**Work to complete**
Repeat the lines below exactly as they appear, but leave out the images.

**Information supplied**
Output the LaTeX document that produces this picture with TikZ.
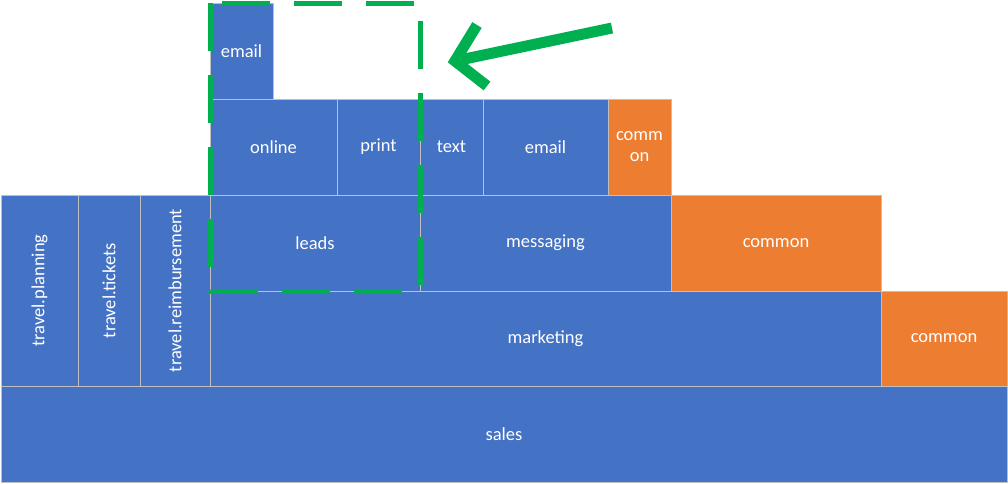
\documentclass[tikz,border=0pt]{standalone}
\usepackage{fontspec}
\setmainfont{Carlito}
\usepackage{tikz}
\usetikzlibrary{calc}
\definecolor{blk}{HTML}{4472C4}
\definecolor{org}{HTML}{ED7D31}
\definecolor{grn}{HTML}{00B050}
\definecolor{rim}{HTML}{BFBFBF}
\tikzset{box/.style={draw=rim,line width=1pt,fill=blk,text=white,anchor=north west,inner sep=0pt,outer sep=0pt,font=\fontsize{18.5}{21}\selectfont,align=center}}
\tikzset{cbox/.style={box,fill=org}}
\tikzset{vlabel/.style={rotate=90,text=white,font=\fontsize{18.5}{21}\selectfont}}
\tikzset{focus/.style={draw=grn,line width=5pt,dash pattern=on 48pt off 24pt}}
\tikzset{pointer/.style={draw=grn,line width=11pt,line join=miter}}

\begin{document}
\begin{tikzpicture}[x=1pt,y=-1pt]
			\useasboundingbox (0,0) rectangle (1008,483);
			\node[box,minimum width=1006pt,minimum height=96pt] (sales) at (1,386) {sales};
			\node[box,minimum width=671pt,minimum height=95pt] (marketing) at (210,291) {marketing};
			\node[cbox,minimum width=126pt,minimum height=95pt] (common3) at (881,291) {common};
			\node[box,minimum width=77pt,minimum height=191pt] (planning) at (1,195) {};
			\node[box,minimum width=62pt,minimum height=191pt] (tickets) at (78,195) {};
			\node[box,minimum width=70pt,minimum height=191pt] (reimb) at (140,195) {};
			\node[vlabel] (planning_t) at (planning.center) {travel.planning};
			\node[vlabel] (tickets_t) at (tickets.center) {travel.tickets};
			\node[vlabel] (reimb_t) at (reimb.center) {travel.reimbursement};
			\node[box,minimum width=210pt,minimum height=96pt] (leads) at (210,195) {leads};
			\node[box,minimum width=251pt,minimum height=96pt] (messaging) at (420,195) {messaging};
			\node[cbox,minimum width=210pt,minimum height=96pt] (common2) at (671,195) {common};
			\node[box,minimum width=127pt,minimum height=96pt] (online) at (210,99) {online};
			\node[box,minimum width=83pt,minimum height=96pt] (print) at (337,99) {print};
			\node[box,minimum width=63pt,minimum height=96pt] (text) at (420,99) {text};
			\node[box,minimum width=125pt,minimum height=96pt] (email) at (483,99) {email};
			\node[cbox,minimum width=63pt,minimum height=96pt] (common1) at (608,99) {comm\\on};
			\node[box,minimum width=63pt,minimum height=96pt] (emailtop) at (210,3) {email};
			% highlight frame
			\draw[focus] (emailtop.north west) -- (leads.south west) -- (leads.south east) -- (leads.east |- emailtop.north) -- cycle;
			% arrow
			\coordinate (tail) at (612,28);
			\coordinate (tip) at (455,61);
			\coordinate (barbup) at (477,25);
			\coordinate (barbdn) at (487,86);
			\draw[pointer] (tail) -- (tip);
			\draw[pointer] (barbup) -- (tip) -- (barbdn);
		\end{tikzpicture}
\end{document}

**Response for this exercise**
Output the LaTeX document that produces this picture with TikZ.
\documentclass[tikz,border=0pt]{standalone}
\usepackage{fontspec}
\setmainfont{Carlito}
\usepackage{tikz}
\usetikzlibrary{calc}
\definecolor{blk}{HTML}{4472C4}
\definecolor{org}{HTML}{ED7D31}
\definecolor{grn}{HTML}{00B050}
\definecolor{rim}{HTML}{BFBFBF}
\tikzset{box/.style={draw=rim,line width=1pt,fill=blk,text=white,anchor=north west,inner sep=0pt,outer sep=0pt,font=\fontsize{18.5}{21}\selectfont,align=center}}
\tikzset{cbox/.style={box,fill=org}}
\tikzset{vlabel/.style={rotate=90,text=white,font=\fontsize{18.5}{21}\selectfont}}
\tikzset{focus/.style={draw=grn,line width=5pt,dash pattern=on 48pt off 24pt}}
\tikzset{pointer/.style={draw=grn,line width=11pt,line join=miter}}

\begin{document}
\begin{tikzpicture}[x=1pt,y=-1pt]
			\useasboundingbox (0,0) rectangle (1008,483);
			\node[box,minimum width=1006pt,minimum height=96pt] (sales) at (1,386) {sales};
			\node[box,minimum width=671pt,minimum height=95pt] (marketing) at (210,291) {marketing};
			\node[cbox,minimum width=126pt,minimum height=95pt] (common3) at (881,291) {common};
			\node[box,minimum width=77pt,minimum height=191pt] (planning) at (1,195) {};
			\node[box,minimum width=62pt,minimum height=191pt] (tickets) at (78,195) {};
			\node[box,minimum width=70pt,minimum height=191pt] (reimb) at (140,195) {};
			\node[vlabel] (planning_t) at (planning.center) {travel.planning};
			\node[vlabel] (tickets_t) at (tickets.center) {travel.tickets};
			\node[vlabel] (reimb_t) at (reimb.center) {travel.reimbursement};
			\node[box,minimum width=210pt,minimum height=96pt] (leads) at (210,195) {leads};
			\node[box,minimum width=251pt,minimum height=96pt] (messaging) at (420,195) {messaging};
			\node[cbox,minimum width=210pt,minimum height=96pt] (common2) at (671,195) {common};
			\node[box,minimum width=127pt,minimum height=96pt] (online) at (210,99) {online};
			\node[box,minimum width=83pt,minimum height=96pt] (print) at (337,99) {print};
			\node[box,minimum width=63pt,minimum height=96pt] (text) at (420,99) {text};
			\node[box,minimum width=125pt,minimum height=96pt] (email) at (483,99) {email};
			\node[cbox,minimum width=63pt,minimum height=96pt] (common1) at (608,99) {comm\\on};
			\node[box,minimum width=63pt,minimum height=96pt] (emailtop) at (210,3) {email};
			% highlight frame
			\draw[focus] (emailtop.north west) -- (leads.south west) -- (leads.south east) -- (leads.east |- emailtop.north) -- cycle;
			% arrow
			\coordinate (tail) at (612,28);
			\coordinate (tip) at (455,61);
			\coordinate (barbup) at (477,25);
			\coordinate (barbdn) at (487,86);
			\draw[pointer] (tail) -- (tip);
			\draw[pointer] (barbup) -- (tip) -- (barbdn);
		\end{tikzpicture}
\end{document}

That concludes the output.